**Exercise:**
Pull out the lines running from the one with "Clone this chart in matplotlib." to the one with "from matplotlib.path import Path", inclusive, word for word. Drop any picture.

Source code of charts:
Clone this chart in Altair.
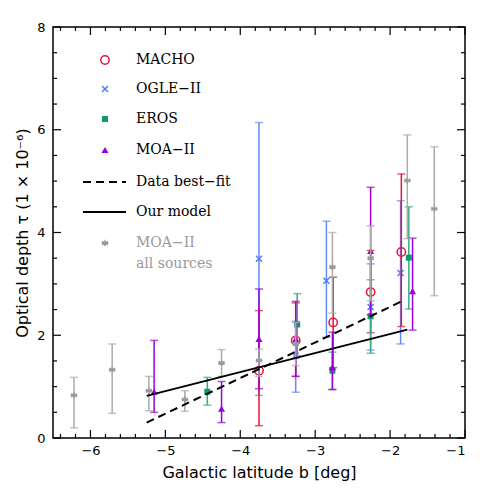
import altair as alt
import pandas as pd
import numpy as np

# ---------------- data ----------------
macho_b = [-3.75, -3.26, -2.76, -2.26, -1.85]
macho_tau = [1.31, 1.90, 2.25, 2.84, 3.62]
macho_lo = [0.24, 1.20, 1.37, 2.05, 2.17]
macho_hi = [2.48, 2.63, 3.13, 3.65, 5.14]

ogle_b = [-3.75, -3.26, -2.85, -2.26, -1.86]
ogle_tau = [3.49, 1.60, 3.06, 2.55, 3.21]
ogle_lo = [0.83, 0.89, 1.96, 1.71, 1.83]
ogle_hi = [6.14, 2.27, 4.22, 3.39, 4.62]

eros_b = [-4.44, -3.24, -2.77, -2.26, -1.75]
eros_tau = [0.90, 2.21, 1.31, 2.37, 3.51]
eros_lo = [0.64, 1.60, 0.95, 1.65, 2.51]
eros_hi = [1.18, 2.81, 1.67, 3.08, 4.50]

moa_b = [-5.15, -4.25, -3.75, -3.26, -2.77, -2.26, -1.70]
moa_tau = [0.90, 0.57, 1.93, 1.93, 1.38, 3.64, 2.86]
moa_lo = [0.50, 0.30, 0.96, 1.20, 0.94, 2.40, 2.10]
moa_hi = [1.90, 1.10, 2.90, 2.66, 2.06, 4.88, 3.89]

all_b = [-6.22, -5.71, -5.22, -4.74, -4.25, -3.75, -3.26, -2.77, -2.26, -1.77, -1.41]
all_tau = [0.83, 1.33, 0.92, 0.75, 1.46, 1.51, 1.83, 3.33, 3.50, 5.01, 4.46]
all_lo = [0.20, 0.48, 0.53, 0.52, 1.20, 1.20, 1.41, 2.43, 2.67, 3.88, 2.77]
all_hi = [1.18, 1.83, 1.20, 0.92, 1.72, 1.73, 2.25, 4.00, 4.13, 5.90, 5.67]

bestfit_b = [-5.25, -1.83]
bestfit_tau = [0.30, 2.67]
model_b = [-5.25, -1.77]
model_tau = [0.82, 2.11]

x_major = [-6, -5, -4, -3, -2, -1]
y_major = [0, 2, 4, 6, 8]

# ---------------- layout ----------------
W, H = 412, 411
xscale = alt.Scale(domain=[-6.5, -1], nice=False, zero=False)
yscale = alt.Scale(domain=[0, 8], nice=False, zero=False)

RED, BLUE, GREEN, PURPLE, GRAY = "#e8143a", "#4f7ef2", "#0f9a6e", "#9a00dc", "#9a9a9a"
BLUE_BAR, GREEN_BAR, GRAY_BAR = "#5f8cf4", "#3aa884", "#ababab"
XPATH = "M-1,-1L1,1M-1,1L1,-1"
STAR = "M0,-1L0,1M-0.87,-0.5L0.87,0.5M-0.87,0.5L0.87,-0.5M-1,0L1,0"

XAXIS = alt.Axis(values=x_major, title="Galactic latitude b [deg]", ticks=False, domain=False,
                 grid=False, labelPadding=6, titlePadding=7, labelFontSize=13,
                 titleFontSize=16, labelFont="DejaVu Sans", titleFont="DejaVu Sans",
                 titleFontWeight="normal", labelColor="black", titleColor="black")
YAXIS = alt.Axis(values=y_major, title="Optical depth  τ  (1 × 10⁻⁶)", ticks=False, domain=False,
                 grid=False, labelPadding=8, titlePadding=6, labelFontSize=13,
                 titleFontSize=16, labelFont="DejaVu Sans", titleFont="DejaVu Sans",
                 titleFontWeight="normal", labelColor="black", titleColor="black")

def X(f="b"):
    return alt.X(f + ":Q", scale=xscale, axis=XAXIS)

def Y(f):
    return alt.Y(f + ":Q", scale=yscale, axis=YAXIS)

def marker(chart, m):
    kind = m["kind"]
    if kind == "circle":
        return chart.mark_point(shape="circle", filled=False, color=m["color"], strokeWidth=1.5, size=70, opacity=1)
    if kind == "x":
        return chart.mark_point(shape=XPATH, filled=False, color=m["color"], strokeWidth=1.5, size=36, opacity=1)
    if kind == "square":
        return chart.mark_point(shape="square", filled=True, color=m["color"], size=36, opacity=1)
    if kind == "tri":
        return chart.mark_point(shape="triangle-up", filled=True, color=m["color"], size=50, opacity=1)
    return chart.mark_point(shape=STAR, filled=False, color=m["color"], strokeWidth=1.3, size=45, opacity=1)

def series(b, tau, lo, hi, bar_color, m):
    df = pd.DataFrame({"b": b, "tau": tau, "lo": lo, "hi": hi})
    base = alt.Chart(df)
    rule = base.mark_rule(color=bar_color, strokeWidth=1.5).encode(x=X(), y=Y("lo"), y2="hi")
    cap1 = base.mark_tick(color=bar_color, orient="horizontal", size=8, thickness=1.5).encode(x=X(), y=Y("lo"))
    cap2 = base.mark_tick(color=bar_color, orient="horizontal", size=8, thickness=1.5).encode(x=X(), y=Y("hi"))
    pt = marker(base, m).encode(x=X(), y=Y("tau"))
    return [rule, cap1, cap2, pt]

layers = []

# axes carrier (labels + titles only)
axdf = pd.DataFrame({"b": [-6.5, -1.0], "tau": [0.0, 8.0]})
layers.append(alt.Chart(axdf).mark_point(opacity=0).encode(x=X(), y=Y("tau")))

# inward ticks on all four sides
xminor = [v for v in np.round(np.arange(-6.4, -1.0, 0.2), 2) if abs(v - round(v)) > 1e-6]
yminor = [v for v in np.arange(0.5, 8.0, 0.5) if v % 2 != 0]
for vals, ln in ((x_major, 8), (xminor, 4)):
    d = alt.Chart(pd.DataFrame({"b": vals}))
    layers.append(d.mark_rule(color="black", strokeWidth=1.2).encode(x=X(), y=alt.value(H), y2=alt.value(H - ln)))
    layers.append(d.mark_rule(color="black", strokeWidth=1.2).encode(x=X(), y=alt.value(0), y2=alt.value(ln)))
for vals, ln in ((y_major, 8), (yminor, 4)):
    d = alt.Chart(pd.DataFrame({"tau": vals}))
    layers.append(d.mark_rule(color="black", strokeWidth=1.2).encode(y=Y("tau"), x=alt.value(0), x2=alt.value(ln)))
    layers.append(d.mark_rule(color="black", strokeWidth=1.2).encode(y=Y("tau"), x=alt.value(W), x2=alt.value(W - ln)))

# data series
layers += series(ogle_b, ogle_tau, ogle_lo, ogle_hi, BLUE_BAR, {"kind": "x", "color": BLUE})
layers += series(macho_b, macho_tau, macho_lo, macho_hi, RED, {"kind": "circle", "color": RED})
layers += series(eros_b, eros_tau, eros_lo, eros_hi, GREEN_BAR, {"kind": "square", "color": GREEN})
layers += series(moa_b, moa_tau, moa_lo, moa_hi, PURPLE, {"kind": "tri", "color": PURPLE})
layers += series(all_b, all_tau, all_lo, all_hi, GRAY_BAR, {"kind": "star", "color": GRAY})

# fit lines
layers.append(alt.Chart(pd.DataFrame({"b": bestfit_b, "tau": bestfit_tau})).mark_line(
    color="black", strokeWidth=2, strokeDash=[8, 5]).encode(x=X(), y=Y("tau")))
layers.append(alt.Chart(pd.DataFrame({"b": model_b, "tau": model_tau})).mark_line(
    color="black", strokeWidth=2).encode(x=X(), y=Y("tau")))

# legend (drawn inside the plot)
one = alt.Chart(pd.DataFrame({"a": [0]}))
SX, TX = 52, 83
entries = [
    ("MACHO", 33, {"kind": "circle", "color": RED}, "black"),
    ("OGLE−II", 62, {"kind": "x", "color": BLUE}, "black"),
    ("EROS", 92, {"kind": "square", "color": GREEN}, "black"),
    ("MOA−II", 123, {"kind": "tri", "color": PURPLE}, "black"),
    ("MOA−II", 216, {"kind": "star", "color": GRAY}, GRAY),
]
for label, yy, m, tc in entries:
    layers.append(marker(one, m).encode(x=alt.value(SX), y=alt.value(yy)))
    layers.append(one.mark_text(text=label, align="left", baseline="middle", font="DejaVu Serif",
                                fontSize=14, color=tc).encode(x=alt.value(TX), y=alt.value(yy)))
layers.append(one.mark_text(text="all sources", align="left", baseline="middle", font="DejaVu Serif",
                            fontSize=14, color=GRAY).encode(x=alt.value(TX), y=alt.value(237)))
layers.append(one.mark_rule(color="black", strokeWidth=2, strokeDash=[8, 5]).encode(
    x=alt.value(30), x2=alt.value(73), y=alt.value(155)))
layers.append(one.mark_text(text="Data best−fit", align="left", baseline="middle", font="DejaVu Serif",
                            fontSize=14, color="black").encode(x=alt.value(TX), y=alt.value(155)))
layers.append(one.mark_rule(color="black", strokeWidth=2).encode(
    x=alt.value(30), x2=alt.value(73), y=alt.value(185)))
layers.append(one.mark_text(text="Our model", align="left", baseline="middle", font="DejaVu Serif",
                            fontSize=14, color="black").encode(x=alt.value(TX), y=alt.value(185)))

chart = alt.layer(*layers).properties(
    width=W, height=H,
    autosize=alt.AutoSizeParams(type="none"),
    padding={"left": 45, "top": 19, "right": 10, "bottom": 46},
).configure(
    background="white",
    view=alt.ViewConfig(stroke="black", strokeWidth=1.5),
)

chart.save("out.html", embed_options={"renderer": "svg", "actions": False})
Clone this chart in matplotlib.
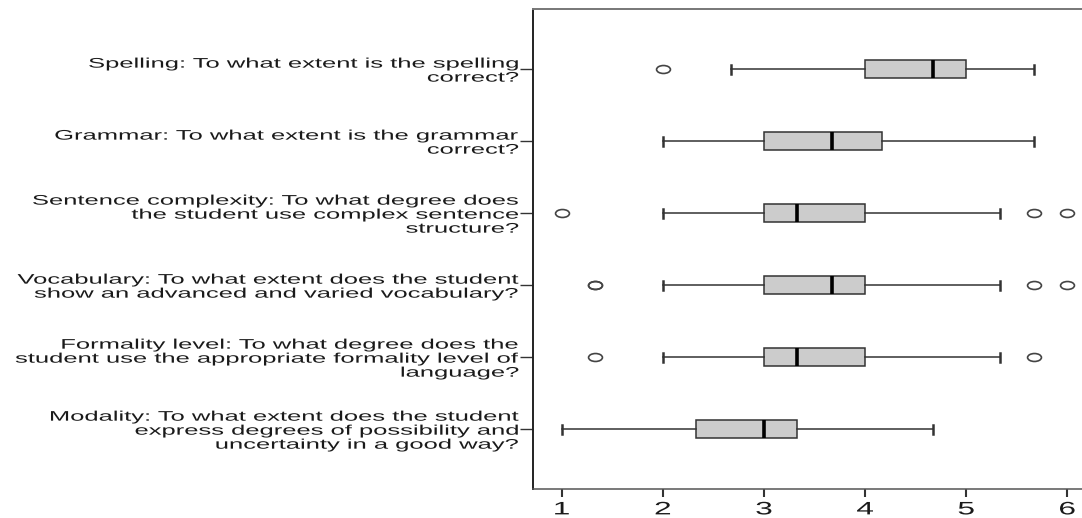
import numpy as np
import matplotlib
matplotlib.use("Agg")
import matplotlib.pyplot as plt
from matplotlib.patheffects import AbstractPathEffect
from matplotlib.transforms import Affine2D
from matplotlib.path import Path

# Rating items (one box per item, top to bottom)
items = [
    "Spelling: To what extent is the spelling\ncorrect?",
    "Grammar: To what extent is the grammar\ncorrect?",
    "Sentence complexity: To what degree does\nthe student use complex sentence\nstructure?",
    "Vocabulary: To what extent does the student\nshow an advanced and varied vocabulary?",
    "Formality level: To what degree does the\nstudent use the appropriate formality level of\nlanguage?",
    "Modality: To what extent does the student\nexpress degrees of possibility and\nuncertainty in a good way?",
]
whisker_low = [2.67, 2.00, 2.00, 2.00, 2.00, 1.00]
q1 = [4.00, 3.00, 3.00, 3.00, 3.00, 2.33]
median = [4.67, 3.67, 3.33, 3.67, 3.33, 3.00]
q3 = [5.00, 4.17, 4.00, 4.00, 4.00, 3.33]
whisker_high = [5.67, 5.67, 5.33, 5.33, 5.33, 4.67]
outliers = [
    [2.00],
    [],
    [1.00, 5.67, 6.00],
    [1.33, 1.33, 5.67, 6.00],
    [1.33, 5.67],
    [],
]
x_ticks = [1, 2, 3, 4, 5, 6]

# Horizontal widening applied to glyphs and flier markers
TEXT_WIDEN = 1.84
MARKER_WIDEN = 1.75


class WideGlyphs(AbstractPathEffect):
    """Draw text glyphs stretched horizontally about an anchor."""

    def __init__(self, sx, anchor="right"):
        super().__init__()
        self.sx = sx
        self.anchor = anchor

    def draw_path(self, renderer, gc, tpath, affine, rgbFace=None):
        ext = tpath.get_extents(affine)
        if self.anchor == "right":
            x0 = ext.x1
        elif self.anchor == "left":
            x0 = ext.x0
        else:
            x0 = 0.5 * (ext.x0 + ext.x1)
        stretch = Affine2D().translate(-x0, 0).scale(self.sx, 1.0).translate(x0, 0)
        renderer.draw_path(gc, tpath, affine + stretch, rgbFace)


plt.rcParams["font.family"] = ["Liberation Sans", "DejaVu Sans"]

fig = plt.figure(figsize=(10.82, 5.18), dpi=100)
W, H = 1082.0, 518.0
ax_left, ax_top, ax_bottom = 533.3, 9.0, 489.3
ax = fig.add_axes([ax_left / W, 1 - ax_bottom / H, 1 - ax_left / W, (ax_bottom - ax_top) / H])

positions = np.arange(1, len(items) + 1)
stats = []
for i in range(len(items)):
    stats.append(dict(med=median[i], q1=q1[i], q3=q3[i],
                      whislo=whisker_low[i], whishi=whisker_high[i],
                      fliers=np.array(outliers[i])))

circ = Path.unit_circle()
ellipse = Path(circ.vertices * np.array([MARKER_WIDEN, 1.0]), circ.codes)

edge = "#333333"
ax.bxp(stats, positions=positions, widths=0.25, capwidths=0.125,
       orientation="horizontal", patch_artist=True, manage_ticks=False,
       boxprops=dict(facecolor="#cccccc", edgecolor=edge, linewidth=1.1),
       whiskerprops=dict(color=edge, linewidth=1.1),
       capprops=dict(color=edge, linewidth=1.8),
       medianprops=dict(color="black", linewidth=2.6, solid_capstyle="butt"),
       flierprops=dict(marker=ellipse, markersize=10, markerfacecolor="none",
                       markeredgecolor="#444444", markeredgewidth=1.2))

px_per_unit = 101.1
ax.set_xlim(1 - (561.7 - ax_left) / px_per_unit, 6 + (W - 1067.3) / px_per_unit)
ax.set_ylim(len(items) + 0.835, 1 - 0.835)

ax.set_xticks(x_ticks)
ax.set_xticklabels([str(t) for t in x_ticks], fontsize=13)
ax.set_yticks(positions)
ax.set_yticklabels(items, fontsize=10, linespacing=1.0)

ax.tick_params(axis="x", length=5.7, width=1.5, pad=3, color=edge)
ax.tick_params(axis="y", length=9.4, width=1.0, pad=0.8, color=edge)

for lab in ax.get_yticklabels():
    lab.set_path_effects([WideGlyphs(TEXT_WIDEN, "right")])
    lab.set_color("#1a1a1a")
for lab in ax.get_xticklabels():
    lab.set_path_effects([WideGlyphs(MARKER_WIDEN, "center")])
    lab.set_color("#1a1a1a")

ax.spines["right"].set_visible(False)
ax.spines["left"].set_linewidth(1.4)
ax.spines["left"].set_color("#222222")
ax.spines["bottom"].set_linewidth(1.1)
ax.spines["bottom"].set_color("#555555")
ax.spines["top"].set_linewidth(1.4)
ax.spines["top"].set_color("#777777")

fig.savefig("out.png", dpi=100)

**Final result:**
Clone this chart in matplotlib.
import numpy as np
import matplotlib
matplotlib.use("Agg")
import matplotlib.pyplot as plt
from matplotlib.patheffects import AbstractPathEffect
from matplotlib.transforms import Affine2D
from matplotlib.path import Path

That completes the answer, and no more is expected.